Be prepared to explain the Mark and Sweep algorithm and its two phases: mark and sweep. Understand how root objects are identified and how reachability is determined. Discuss the advantages and disadvantages of the algorithm, such as its ability to handle circular references (a significant advantage) but also its potential for fragmentation.

When to Use Them

Mark and Sweep, in its raw form, isn't directly exposed for developers to use. It's an underlying mechanism of the JVM's garbage collection. You should understand its concepts when tuning JVM parameters related to garbage collection or when analyzing memory profiles to identify potential garbage collection bottlenecks.

Memory Footprint

Mark and Sweep requires additional memory to track which objects are marked. The more objects in the heap, the larger the memory footprint for the marking data structures.
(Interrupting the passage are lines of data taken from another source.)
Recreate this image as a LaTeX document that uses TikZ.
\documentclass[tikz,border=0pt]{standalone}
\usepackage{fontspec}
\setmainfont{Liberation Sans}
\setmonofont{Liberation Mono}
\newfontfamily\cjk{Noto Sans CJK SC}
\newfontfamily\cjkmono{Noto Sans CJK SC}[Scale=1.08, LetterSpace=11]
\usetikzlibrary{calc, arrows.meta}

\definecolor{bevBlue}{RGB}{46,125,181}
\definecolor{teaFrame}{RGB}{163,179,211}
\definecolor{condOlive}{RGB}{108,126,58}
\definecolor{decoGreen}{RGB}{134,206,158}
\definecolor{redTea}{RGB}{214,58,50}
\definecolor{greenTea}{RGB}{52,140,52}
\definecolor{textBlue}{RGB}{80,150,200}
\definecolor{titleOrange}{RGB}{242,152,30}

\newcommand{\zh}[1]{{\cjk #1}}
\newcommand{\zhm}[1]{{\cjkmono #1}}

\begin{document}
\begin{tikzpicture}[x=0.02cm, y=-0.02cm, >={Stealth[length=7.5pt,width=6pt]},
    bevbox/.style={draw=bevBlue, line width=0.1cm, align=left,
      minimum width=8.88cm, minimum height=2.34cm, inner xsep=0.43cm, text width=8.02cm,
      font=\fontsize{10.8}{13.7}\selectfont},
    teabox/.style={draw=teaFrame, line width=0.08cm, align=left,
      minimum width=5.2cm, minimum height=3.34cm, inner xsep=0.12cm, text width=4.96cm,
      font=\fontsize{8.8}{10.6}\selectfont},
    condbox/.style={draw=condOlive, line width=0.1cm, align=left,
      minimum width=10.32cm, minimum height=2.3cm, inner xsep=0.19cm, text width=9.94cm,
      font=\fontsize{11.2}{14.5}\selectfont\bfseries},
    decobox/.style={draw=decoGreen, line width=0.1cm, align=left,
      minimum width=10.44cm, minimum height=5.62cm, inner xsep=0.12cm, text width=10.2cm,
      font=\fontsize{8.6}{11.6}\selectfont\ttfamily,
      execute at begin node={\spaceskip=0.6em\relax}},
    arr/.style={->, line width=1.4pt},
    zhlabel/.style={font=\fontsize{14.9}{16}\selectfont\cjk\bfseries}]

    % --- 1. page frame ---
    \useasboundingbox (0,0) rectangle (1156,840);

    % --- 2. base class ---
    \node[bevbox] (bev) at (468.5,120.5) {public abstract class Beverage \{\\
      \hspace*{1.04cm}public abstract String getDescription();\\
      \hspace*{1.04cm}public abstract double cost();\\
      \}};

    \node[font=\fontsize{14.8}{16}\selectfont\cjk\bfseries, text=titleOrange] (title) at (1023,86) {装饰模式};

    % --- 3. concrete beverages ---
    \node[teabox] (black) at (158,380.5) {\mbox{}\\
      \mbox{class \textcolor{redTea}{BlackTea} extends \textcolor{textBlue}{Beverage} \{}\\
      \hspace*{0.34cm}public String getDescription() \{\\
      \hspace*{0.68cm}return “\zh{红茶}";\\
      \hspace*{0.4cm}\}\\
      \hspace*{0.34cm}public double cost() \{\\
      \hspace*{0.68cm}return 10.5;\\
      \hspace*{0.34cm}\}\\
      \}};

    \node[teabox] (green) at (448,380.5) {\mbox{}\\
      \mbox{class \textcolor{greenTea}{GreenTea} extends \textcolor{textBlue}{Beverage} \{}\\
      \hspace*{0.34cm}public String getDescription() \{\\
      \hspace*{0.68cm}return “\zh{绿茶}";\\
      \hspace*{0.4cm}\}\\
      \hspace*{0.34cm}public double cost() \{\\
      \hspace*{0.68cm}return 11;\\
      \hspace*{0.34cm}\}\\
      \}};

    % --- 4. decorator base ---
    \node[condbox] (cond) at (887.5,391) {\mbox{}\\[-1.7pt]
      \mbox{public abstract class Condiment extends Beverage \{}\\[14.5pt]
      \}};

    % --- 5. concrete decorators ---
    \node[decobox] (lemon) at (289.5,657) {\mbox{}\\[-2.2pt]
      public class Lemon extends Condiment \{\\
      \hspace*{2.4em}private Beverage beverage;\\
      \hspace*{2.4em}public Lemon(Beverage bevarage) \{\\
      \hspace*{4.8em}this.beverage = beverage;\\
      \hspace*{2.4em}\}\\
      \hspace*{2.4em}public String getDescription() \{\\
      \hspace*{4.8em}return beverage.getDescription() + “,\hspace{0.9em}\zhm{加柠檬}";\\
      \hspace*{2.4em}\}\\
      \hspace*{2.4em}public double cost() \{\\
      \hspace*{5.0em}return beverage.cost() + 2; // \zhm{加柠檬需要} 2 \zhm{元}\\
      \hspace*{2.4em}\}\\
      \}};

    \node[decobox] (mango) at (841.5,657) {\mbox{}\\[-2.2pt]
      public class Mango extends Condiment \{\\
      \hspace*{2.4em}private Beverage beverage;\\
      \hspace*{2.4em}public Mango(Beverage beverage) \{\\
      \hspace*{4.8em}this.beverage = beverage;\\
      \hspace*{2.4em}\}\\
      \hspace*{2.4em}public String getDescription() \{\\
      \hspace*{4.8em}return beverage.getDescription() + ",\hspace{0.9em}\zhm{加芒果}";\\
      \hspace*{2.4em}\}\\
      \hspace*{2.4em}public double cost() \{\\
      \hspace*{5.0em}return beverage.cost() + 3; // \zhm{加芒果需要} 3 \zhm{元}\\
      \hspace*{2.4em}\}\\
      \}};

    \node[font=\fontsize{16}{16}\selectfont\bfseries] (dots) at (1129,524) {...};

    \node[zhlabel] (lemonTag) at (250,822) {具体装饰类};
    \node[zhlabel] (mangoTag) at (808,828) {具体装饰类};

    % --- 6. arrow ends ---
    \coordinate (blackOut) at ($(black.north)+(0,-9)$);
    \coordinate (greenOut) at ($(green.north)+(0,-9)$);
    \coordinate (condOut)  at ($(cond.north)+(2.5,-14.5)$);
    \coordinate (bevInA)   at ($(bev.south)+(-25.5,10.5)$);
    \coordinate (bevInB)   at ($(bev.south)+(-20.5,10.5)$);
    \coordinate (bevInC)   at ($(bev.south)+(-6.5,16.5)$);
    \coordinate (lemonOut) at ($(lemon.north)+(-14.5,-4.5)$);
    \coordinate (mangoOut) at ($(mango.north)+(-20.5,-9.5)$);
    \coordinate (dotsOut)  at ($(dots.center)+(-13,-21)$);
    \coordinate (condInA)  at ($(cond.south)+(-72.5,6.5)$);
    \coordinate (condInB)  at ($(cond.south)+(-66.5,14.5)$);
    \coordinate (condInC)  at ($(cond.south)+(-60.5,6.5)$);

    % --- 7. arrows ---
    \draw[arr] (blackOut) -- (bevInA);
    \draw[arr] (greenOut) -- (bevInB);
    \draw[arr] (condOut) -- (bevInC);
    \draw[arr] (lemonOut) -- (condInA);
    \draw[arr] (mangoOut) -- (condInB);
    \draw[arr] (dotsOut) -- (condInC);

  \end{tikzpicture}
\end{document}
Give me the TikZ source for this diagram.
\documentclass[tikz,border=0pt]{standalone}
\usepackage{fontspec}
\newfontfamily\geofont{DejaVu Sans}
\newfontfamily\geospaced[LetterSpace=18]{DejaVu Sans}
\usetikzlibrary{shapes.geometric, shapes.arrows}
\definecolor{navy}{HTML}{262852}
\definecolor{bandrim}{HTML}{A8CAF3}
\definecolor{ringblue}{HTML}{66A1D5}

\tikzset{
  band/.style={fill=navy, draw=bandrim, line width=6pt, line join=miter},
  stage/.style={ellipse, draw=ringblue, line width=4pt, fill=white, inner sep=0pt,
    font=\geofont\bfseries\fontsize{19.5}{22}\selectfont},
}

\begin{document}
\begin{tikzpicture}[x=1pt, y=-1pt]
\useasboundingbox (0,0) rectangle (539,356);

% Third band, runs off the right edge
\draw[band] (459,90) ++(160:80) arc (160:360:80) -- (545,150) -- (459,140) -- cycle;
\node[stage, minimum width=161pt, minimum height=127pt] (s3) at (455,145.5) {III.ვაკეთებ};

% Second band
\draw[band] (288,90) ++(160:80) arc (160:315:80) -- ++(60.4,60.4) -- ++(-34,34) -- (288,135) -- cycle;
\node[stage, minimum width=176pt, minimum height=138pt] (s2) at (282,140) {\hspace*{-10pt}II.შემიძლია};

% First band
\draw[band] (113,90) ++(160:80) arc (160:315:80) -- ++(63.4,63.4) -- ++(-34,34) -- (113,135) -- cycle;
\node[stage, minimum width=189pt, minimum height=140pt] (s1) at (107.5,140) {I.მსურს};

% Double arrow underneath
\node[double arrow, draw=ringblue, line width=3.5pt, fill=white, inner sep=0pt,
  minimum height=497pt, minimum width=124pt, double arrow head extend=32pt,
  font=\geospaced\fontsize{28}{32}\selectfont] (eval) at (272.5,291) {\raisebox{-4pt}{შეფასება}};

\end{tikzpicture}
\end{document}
Also, the sweep phase can potentially lead to memory fragmentation if the reclaimed memory is not contiguous.

Alternatives

Several other garbage collection algorithms exist, including:

  • Mark and Compact: After marking, this algorithm compacts the heap, moving all live objects to one end, which reduces fragmentation.
  • Copying Garbage Collection: Divides the heap into two regions and copies live objects from one region to the other.
  • Generational Garbage Collection: Divides the heap into generations (young generation and old generation) and collects the young generation more frequently. Java's HotSpot JVM uses a generational garbage collector.

Pros

  • Handles circular references effectively.
  • Relatively simple to implement (the basic version).

Cons

  • Can lead to memory fragmentation.
  • Requires pausing the application during both mark and sweep phases (Stop-The-World pauses), impacting performance.
  • The sweeping phase can take a long time if the heap is large.

FAQ

  • What are GC Roots?

    GC Roots are the starting points for garbage collection's reachability analysis. They include objects directly accessible by the JVM, such as local variables in active methods, static variables, and JNI references.
  • What is memory fragmentation?

    Memory fragmentation occurs when free memory is broken into small, non-contiguous blocks. This makes it difficult to allocate larger blocks of memory, even if the total amount of free memory is sufficient.
  • Why is understanding garbage collection important?

    Understanding garbage collection is crucial for writing efficient and performant Java applications. By understanding how memory is managed, you can avoid memory leaks, reduce garbage collection overhead, and improve overall application responsiveness.